Field and Fountain, Moor and Mountain…
Epiphany ends the season of Christmastide. It is celebrated more in the East than in the U.S., and in fact, they consider it more important than Christmas. Epiphany commemorates the revelation of God as human in Jesus Christ, and specifically that revelation to the gentiles through the visit of the Magi to the Christ Child in Bethlehem. The word epiphany comes from a Greek word meaning appearance or manifestation.
In many cultures decorations and greenery are taken down on this day, and special gifts are given. In some European countries, children leave their shoes out the night before to be filled with gifts, while others leave straw for the three Kings’ horses.
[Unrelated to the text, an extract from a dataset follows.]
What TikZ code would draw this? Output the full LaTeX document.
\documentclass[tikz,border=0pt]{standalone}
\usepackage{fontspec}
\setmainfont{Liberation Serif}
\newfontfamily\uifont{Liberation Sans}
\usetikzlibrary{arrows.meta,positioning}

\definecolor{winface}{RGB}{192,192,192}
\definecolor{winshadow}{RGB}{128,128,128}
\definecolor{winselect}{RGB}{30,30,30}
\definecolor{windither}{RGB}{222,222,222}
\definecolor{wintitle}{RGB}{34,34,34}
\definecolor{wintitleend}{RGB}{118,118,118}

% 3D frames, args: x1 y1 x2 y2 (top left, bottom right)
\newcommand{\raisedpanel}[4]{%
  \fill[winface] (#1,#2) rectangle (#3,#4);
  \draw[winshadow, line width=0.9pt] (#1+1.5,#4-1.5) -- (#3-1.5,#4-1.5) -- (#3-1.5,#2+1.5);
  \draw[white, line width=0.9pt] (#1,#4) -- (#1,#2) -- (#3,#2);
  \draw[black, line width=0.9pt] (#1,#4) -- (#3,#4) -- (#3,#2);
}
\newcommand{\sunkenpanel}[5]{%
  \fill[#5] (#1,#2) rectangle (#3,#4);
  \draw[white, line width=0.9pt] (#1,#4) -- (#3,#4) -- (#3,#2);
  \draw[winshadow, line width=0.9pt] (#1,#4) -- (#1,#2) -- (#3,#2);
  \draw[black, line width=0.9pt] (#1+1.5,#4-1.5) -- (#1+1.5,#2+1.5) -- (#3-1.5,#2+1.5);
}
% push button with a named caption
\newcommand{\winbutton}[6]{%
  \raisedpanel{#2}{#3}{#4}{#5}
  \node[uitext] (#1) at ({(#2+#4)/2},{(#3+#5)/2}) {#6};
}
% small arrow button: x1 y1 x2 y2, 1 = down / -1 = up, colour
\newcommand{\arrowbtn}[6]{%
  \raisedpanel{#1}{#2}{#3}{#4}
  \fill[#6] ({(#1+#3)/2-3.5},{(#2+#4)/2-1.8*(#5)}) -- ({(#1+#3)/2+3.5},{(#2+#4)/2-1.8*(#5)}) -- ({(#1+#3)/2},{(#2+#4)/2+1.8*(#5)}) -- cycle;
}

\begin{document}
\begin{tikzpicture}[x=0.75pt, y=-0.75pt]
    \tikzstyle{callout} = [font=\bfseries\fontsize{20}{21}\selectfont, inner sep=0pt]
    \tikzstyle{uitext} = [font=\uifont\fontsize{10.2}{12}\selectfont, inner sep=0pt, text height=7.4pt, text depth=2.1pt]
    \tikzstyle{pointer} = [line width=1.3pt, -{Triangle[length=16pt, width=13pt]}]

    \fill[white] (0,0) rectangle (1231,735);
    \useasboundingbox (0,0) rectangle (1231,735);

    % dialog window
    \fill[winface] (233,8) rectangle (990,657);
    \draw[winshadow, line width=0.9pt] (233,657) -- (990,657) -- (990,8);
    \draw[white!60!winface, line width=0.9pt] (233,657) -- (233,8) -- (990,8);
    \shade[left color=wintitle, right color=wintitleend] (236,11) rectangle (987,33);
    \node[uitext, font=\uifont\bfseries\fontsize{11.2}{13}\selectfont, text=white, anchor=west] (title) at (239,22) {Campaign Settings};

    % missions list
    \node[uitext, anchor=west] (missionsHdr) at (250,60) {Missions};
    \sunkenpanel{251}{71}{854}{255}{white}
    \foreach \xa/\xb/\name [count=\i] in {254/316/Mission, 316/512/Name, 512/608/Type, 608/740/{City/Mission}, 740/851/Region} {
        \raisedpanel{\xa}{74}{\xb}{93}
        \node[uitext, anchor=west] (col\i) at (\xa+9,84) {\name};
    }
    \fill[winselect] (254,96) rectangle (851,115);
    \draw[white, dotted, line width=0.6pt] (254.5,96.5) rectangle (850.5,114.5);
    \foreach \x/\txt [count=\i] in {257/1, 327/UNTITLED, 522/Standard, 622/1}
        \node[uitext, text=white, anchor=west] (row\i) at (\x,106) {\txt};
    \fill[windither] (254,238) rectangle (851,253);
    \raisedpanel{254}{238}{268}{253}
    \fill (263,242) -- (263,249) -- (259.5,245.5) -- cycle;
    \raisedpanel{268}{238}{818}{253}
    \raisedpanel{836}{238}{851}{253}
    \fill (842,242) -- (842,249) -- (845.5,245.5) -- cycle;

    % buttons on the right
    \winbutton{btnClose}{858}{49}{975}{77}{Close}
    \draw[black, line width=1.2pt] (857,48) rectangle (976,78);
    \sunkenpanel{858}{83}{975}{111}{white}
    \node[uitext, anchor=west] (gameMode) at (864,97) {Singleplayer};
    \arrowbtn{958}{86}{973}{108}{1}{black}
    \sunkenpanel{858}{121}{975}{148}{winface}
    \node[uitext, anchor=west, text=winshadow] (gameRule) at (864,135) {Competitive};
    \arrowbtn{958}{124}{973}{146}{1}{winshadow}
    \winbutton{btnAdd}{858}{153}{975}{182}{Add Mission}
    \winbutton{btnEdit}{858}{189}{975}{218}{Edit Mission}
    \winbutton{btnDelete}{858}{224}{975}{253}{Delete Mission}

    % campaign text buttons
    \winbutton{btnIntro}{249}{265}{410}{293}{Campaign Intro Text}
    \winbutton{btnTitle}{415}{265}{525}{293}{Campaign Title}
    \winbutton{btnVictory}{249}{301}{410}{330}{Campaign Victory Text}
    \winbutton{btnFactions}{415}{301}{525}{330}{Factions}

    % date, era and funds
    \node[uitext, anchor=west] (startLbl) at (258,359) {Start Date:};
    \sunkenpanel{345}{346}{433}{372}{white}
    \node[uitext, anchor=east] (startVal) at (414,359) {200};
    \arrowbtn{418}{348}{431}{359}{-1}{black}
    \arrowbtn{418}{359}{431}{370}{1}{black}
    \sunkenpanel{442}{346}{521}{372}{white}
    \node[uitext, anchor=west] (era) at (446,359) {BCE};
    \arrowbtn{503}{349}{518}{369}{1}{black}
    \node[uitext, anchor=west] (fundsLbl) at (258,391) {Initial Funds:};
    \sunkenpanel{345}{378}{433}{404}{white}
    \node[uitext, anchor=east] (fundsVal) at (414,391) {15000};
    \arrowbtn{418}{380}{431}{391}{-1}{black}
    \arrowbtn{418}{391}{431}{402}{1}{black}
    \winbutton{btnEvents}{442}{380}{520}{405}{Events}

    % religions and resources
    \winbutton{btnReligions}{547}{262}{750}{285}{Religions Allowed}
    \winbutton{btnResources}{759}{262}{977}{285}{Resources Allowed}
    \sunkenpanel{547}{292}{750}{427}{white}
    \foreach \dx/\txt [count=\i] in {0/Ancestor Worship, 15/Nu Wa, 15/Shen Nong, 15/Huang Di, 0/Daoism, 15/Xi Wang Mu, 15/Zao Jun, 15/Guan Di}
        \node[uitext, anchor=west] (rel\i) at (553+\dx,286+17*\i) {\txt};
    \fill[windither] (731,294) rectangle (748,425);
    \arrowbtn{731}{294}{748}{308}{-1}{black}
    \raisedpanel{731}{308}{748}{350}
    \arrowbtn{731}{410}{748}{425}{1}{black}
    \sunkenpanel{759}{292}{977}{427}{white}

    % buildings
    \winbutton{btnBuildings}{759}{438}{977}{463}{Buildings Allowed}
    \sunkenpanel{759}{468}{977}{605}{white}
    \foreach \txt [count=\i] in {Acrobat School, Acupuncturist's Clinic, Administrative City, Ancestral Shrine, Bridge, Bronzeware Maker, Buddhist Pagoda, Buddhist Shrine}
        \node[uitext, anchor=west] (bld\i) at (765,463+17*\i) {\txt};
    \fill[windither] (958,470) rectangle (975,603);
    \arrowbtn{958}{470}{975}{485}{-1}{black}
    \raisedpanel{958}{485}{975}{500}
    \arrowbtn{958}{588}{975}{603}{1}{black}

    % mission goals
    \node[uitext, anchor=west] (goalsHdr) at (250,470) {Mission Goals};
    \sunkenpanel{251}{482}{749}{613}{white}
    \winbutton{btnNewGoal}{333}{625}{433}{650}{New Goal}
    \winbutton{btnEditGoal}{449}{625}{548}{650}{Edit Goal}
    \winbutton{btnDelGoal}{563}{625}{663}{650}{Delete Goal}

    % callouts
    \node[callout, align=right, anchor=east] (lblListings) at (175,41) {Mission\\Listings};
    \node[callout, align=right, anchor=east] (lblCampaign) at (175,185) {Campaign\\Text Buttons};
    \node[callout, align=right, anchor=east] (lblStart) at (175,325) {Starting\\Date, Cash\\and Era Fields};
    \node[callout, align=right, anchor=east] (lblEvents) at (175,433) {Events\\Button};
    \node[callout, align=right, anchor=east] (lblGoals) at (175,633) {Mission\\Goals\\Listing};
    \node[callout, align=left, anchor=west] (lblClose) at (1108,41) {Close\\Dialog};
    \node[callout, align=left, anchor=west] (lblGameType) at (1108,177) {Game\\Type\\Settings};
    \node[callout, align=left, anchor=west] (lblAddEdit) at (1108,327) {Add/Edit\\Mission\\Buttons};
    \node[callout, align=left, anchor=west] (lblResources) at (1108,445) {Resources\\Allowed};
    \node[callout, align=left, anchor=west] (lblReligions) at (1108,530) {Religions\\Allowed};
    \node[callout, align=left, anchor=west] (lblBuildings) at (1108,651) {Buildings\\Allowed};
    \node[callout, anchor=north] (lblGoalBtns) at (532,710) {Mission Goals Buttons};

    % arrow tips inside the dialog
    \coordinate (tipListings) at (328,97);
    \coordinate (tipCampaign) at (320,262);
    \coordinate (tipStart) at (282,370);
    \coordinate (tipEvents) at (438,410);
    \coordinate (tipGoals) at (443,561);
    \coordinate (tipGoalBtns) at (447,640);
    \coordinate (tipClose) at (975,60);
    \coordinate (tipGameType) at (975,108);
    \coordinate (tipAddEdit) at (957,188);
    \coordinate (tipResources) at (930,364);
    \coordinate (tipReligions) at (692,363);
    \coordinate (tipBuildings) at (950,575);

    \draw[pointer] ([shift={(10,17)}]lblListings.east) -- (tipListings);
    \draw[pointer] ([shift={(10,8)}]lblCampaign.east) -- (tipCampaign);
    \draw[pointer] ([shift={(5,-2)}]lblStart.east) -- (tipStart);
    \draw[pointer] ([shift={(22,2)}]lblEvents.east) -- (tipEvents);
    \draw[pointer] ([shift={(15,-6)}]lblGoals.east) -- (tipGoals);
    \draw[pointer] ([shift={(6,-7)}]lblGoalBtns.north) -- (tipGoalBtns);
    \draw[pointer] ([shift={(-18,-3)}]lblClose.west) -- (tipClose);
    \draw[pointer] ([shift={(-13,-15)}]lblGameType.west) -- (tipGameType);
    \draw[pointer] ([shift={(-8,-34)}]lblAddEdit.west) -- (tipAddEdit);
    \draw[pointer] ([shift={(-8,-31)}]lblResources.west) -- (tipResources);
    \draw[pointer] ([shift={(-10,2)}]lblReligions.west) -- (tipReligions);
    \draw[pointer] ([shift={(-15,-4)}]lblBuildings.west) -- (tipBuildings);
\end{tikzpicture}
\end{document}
In Spain they serve a pastry called a roscón, a ring-shaped roll, filled with cream or chocolate and decorated with a paper crown. Inside is a figure of a king —if you find that you can wear the crown, and a dried bean —if you find that you’re meant to pay for the cake!
In France the toy crown is cooked inside the cake and it’s decorated on top with a gold paper crown, and in Mexico Epiphany is known as El Dia de los Reyes (the day of The Three Kings). The cake is called Rosca de Reyes (Three Kings Cake). A figure of Baby Jesus is baked inside, and whoever finds it is the ‘godparent’ of Jesus for that year.
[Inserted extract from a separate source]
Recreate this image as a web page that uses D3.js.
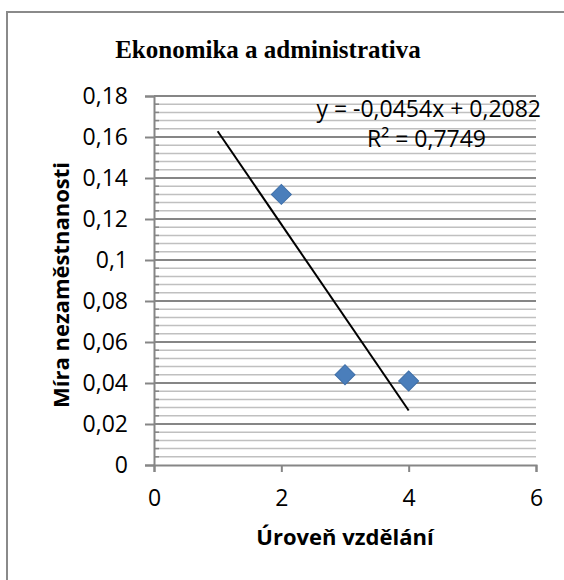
<!DOCTYPE html>
<html><head><meta charset="utf-8">
<script src="https://cdn.jsdelivr.net/npm/d3@7"></script>
<style>html,body{margin:0;padding:0;background:#fff;overflow:hidden}</style>
</head><body>
<svg id="c" width="564" height="580"></svg>
<script>
const title = "Ekonomika a administrativa";
const xLabel = "Úroveň vzdělání";
const yLabel = "Míra nezaměstnanosti";
const xValues = [2, 3, 4];
const yValues = [0.132, 0.044, 0.041];
const xTicks = [0, 2, 4, 6];
const yTicks = [0, 0.02, 0.04, 0.06, 0.08, 0.1, 0.12, 0.14, 0.16, 0.18];
const slope = -0.0454, intercept = 0.2082, r2 = "0,7749";
const trendRange = [1, 4];

const svg = d3.select("#c");
const sans = "'Open Sans', sans-serif";
const fmt = v => String(+v.toFixed(4)).replace(".", ",");

svg.append("rect").attr("x", 7).attr("y", 12).attr("width", 600).attr("height", 600)
  .attr("fill", "#fff").attr("stroke", "#8a8a8a").attr("stroke-width", 2);

const x = d3.scaleLinear().domain([0, 6]).range([154, 536]);
const y = d3.scaleLinear().domain([0, 0.18]).range([465, 96]);

// minor gridlines
const minor = d3.range(0, 0.1801, 0.004).filter((v, i) => i % 5 !== 0);
svg.append("g").selectAll("line").data(minor).join("line")
  .attr("x1", x(0)).attr("x2", x(6)).attr("y1", d => y(d)).attr("y2", d => y(d))
  .attr("stroke", "#c0c0c0").attr("stroke-width", 1.5);
// major gridlines
svg.append("g").selectAll("line").data(yTicks.slice(1)).join("line")
  .attr("x1", x(0)).attr("x2", x(6)).attr("y1", d => y(d)).attr("y2", d => y(d))
  .attr("stroke", "#868686").attr("stroke-width", 2);

// axes
const yAxis = svg.append("g").attr("transform", `translate(${x(0)},0)`)
  .call(d3.axisLeft(y).tickValues(yTicks).tickSize(9).tickPadding(17).tickFormat(fmt));
const xAxis = svg.append("g").attr("transform", `translate(0,${y(0)})`)
  .call(d3.axisBottom(x).tickValues(xTicks).tickSize(7).tickPadding(18).tickFormat(fmt));
[yAxis, xAxis].forEach(a => {
  a.select(".domain").attr("stroke", "#868686").attr("stroke-width", 2);
  a.selectAll(".tick line").attr("stroke", "#868686").attr("stroke-width", 2);
  a.selectAll("text").attr("font-family", sans).attr("font-size", 23).attr("fill", "#000");
});
// minor ticks on y axis
svg.append("g").selectAll("line").data(minor).join("line")
  .attr("x1", x(0)).attr("x2", x(0) + 5).attr("y1", d => y(d)).attr("y2", d => y(d))
  .attr("stroke", "#868686").attr("stroke-width", 1.5);

// trendline
svg.append("line")
  .attr("x1", x(trendRange[0])).attr("y1", y(slope * trendRange[0] + intercept))
  .attr("x2", x(trendRange[1])).attr("y2", y(slope * trendRange[1] + intercept))
  .attr("stroke", "#000").attr("stroke-width", 2);

// markers
svg.append("g").selectAll("path").data(xValues.map((v, i) => [v, yValues[i]])).join("path")
  .attr("d", d3.symbol().type(d3.symbolSquare).size(200))
  .attr("transform", d => `translate(${x(d[0])},${y(d[1])}) rotate(45)`)
  .attr("fill", "#4a7ebb").attr("stroke", "#3f6fa8").attr("stroke-width", 1);

// equation
svg.append("text").attr("x", 541).attr("y", 117).attr("text-anchor", "end")
  .attr("font-family", sans).attr("font-size", 23)
  .text(`y = ${fmt(slope)}x + ${fmt(intercept)}`);
svg.append("text").attr("x", 367).attr("y", 147)
  .attr("font-family", sans).attr("font-size", 23)
  .text(`R² = ${r2}`);

// title
svg.append("text").attr("x", 268).attr("y", 58).attr("text-anchor", "middle")
  .attr("font-family", "'Liberation Serif', serif").attr("font-weight", "bold").attr("font-size", 25)
  .text(title);
// axis titles
svg.append("text").attr("x", 345).attr("y", 545).attr("text-anchor", "middle")
  .attr("font-family", sans).attr("font-weight", "bold").attr("font-size", 22)
  .text(xLabel);
svg.append("text").attr("transform", "translate(69,285) rotate(-90)").attr("text-anchor", "middle")
  .attr("font-family", sans).attr("font-weight", "bold").attr("font-size", 22)
  .text(yLabel);
</script>
</body></html>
In Italy, some children receive presents in a stocking on Epiphany, which they believe are brought by an old lady called Befana.
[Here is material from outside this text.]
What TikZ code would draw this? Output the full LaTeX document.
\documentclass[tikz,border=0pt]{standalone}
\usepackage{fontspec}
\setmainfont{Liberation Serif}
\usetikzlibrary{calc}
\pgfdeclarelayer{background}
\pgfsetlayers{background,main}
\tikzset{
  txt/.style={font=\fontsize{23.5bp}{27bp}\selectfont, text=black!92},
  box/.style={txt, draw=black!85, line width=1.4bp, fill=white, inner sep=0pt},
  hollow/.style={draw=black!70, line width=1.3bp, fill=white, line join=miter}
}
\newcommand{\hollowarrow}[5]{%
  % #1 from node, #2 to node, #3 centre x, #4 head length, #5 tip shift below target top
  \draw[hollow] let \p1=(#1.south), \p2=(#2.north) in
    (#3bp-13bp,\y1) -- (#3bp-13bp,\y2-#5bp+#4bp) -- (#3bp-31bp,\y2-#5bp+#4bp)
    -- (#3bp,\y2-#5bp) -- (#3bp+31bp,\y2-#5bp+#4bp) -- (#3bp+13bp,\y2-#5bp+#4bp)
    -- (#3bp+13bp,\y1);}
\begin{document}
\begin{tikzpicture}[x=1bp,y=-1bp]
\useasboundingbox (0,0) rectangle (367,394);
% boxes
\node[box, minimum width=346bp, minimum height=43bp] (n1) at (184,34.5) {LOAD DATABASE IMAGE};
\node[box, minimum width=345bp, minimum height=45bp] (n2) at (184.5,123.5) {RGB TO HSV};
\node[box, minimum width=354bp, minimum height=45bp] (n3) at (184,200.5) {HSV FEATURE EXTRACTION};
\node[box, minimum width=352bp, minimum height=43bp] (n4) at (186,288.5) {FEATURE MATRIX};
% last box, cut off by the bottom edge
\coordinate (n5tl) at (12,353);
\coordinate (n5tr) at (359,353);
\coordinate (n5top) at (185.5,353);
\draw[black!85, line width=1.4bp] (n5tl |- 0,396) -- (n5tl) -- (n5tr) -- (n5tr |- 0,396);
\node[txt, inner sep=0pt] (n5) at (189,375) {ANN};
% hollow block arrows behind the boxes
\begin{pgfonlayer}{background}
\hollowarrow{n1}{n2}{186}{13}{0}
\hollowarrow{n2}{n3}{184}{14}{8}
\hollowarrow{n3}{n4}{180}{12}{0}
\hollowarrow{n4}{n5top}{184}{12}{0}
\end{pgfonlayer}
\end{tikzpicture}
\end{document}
In Austria and some parts of Germany some people write a special sign in chalk over their front door as a reminder of the Wise Men that visited the baby Jesus. In Belgium, children dress up as the three wise men and go out singing songs for money or sweets, kind of like Trick or Treating. Children in Poland also go out singing on Epiphany.
But my favorite tradition takes place in Ireland. The women get the day off and men do the housework and cooking! It is becoming more popular and many Irish women now get together on the Sunday nearest Epiphany and have tea and cakes!